07 June 2008

'Cloverfield' thoughts

I saw 'Cloverfield' last weekend. It's the American Monster movie from the first person perspective of the humans running in fear of the creature destroying the city. It's not bad but it didn't quite click either. I found it increasingly difficult to believe that the people we were following would continue to bother with the camera. Part of the problem may have been my recent re-watching of 'Diary of the Dead', George A. Romero's latest zombie movie, which uses a similar story telling style. The characters in that movie start out in a position where this sort of activity would seem natural and discussion over this becomes part of the story. In 'Cloverfield' there's just too much running to make lugging a camera around seem reasonable. The movie barely runs 80min which suggests that the filmmakers found it difficult to keep the story interesting from this perspective. While I applaud their apparent lack of desire to fill out the movie to a minimum of 90 mins, it does make it feel more like an experiment that never completely gelled.

I don't care for the design of the creature but am willing to note that's a personal preference. You get a good look at it over the course of the movie but it's not in the movie much. Given the way the story progresses, this makes sense but it is still a little disappointing. That's probably due to my previous experience with watching giant monster movies and having the expectation that the creature will be on screen for a good, oh, half the film.
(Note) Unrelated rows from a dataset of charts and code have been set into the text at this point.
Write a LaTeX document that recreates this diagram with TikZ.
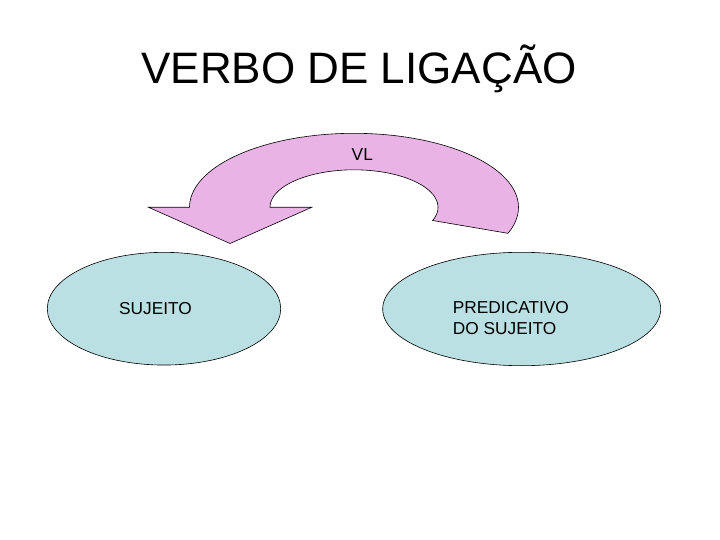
\documentclass[tikz,border=0pt]{standalone}
\usepackage{fontspec}
\setmainfont{Liberation Sans}
\usetikzlibrary{shapes.geometric, positioning}

\definecolor{arrowpink}{RGB}{233,179,230}
\definecolor{ellblue}{RGB}{187,224,227}

\begin{document}
\begin{tikzpicture}[x=1pt, y=-1pt,
    part/.style={ellipse, draw, line width=0.6pt, fill=ellblue, inner sep=0pt},
    lbl/.style={font=\fontsize{17.3}{21}\selectfont, inner sep=0pt, align=left}]
            \useasboundingbox (0,0) rectangle (720,540);

            % Title
            \node[anchor=base, font=\fontsize{44}{50}\selectfont, inner sep=0pt] (title) at (359,83.3) {VERBO DE LIGAÇÃO};

            % Curved arrow
            \draw[line width=0.6pt, fill=arrowpink, line join=miter]
                (148.5,207.3) -- (189.5,207.3)
                -- plot[domain=180:-20.6, samples=80] ({354+164.5*cos(\x)},{207.3-74*sin(\x)})
                -- plot[domain=-20.6:180, samples=60] ({354+84*cos(\x)},{207.3-37.5*sin(\x)})
                -- (311.7,207.3) -- (230,243.5) -- cycle;
            \node[lbl, anchor=base] (vl) at (362.3,161) {VL};

            % Objects
            \node[part, minimum width=233.4pt, minimum height=112.7pt] (suj) at (164,308.7) {};
            \node[part, minimum width=278pt, minimum height=113.4pt] (pred) at (521.7,309) {};

            % Labels
            \node[lbl, anchor=base west] (sujtext) at (119,314) {SUJEITO};
            \node[lbl, anchor=north west, text depth=0pt] (predtext) at (452.7,301.7) {PREDICATIVO\\DO SUJEITO};
        \end{tikzpicture}
\end{document}
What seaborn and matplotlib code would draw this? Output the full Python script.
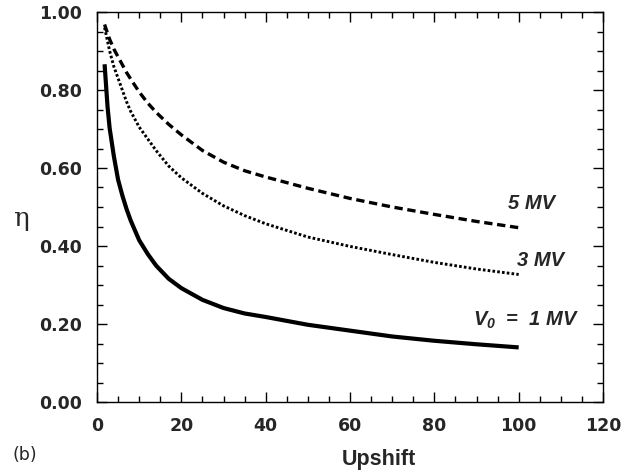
import matplotlib
matplotlib.use("Agg")
import matplotlib.pyplot as plt
import seaborn as sns
import numpy as np
from matplotlib.ticker import MultipleLocator, FormatStrFormatter

sns.set_theme(style="white")
plt.rcParams['font.family'] = ['DejaVu Sans']
plt.rcParams['mathtext.fontset'] = 'custom'
plt.rcParams['mathtext.it'] = 'Liberation Sans:bold:italic'
plt.rcParams['mathtext.rm'] = 'Liberation Sans:bold:italic'

# Data
upshift = [1.8, 2.5, 3, 4, 5, 6, 7, 8, 10, 12, 14, 17, 20, 25, 30, 35, 40,
           50, 60, 70, 80, 90, 100]
eta_1mv = [0.866, 0.757, 0.702, 0.63, 0.57, 0.53, 0.495, 0.465, 0.415, 0.38,
           0.35, 0.316, 0.292, 0.262, 0.241, 0.227, 0.218, 0.198, 0.183,
           0.168, 0.157, 0.148, 0.140]
eta_3mv = [0.96, 0.925, 0.90, 0.86, 0.83, 0.80, 0.77, 0.745, 0.705, 0.675,
           0.645, 0.605, 0.575, 0.535, 0.503, 0.478, 0.457, 0.423, 0.399,
           0.378, 0.358, 0.341, 0.327]
eta_5mv = [0.968, 0.945, 0.93, 0.905, 0.885, 0.865, 0.845, 0.828, 0.795,
           0.767, 0.743, 0.712, 0.685, 0.645, 0.615, 0.593, 0.577, 0.548,
           0.522, 0.500, 0.481, 0.463, 0.447]
labels = ["5 MV", "3 MV", "$V_{0}$  =  1 MV"]
x_ticks = [0, 20, 40, 60, 80, 100, 120]
y_ticks = [0.0, 0.2, 0.4, 0.6, 0.8, 1.0]

fig = plt.figure(figsize=(6.36, 4.73), dpi=100)
ax = fig.add_axes([97/636, 1-402/473, 506/636, 390/473])

sns.lineplot(x=upshift, y=eta_1mv, ax=ax, color='black', lw=3.0)
sns.lineplot(x=upshift, y=eta_3mv, ax=ax, color='black', lw=2.1)
ax.lines[-1].set_dashes((0.9, 0.75))
sns.lineplot(x=upshift, y=eta_5mv, ax=ax, color='black', lw=2.4)
ax.lines[-1].set_dashes((2.5, 1.4))
for ln in ax.lines:
    ln.set_dash_capstyle('butt')
    ln.set_solid_capstyle('butt')

ax.set_xlim(0, 120)
ax.set_ylim(0, 1.0)
ax.set_xticks(x_ticks)
ax.set_yticks(y_ticks)
ax.xaxis.set_minor_locator(MultipleLocator(5))
ax.yaxis.set_minor_locator(MultipleLocator(0.05))
ax.yaxis.set_major_formatter(FormatStrFormatter('%.2f'))
ax.tick_params(which='both', direction='in', top=True, right=True,
               bottom=True, left=True, color='black')
ax.tick_params(which='major', length=7, width=1, labelsize=12.5, pad=11)
ax.tick_params(which='minor', length=4, width=1)
for t in ax.get_xticklabels() + ax.get_yticklabels():
    t.set_fontweight('bold')
for s in ax.spines.values():
    s.set_visible(True)
    s.set_color('black')
    s.set_linewidth(1.0)

tkw = dict(fontsize=14.5, fontweight='bold', fontstyle='italic',
           family='Liberation Sans', va='center', ha='left')
ax.text(97.5, 0.51, labels[0], **tkw)
ax.text(99.6, 0.363, labels[1], **tkw)
ax.text(89.2, 0.21, labels[2], **tkw)

ax.set_xlabel('Upshift', fontsize=15.5, fontweight='bold',
              family='Liberation Sans')
ax.xaxis.set_label_coords(0.557, -0.12)
ax.set_ylabel('η', rotation=0, fontsize=19, family='DejaVu Serif',
              va='center', ha='center')
ax.yaxis.set_label_coords(-0.15, 0.47)

fig.text(13/636, 1-464/473, '(b)', fontsize=12.5, va='bottom', ha='left')

fig.savefig('out.png', dpi=100, facecolor='white')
Due to the story telling style, we rightfully learn little about the creature itself (not unlike the ghouls in 'Night of the Living Dead' to return to that reference point). It's not important what the creature is or where it came from, the important point is that it is here. This lack of information got my buddy George all sorts of curious and we watched one of the few extras on the disc as it claimed to discuss the creature in more length. This is where I got annoyed.

The idea for the movie came from a trip to Japan and seeing all the Godzilla toys (good start). America hasn't really had a creature movie since King Kong (starting to go downhill, the idea that they were apparently trying to project was that American movies haven't had an identifiable giant monster creature character since Kong but the way the statement is made, one would be left thinking that there hasn't been a American Monster movie since 1933 which is very untrue) and they decided it was time. They then give us no concrete information regarding the creature but provide insights as to the sort of things they were thinking might be true about the creature as it destroys New York. The designer gets very enthusiastic about the idea that the creature could be a lost infant crying out for its parents. At this point I grew annoyed because, from his manner, he seemed to think this was a new concept. "In the sixties," I noted to our group, "the British called that movie Gorgo." On the way home I also recalled the Japanese 'Gappa' which used the same idea. By their phrasing they showed either a lack of knowledge on the subject (which isn't necessarily a bad thing as it might prevent them from falling into the same cliches as the earlier kaiju films) or a deliberate attempt to restate history (which made me question how much of a misphrasing that the earlier line was about Kong).

It's worth seeing but that's about it. I think I'm also annoyed because it's the sort of thing I would have liked to do but, obviously, didn't.

1 comment:

Anonymous said...

Might I say that the monster did look a helluva lot better than the Godzilla 2000 monster!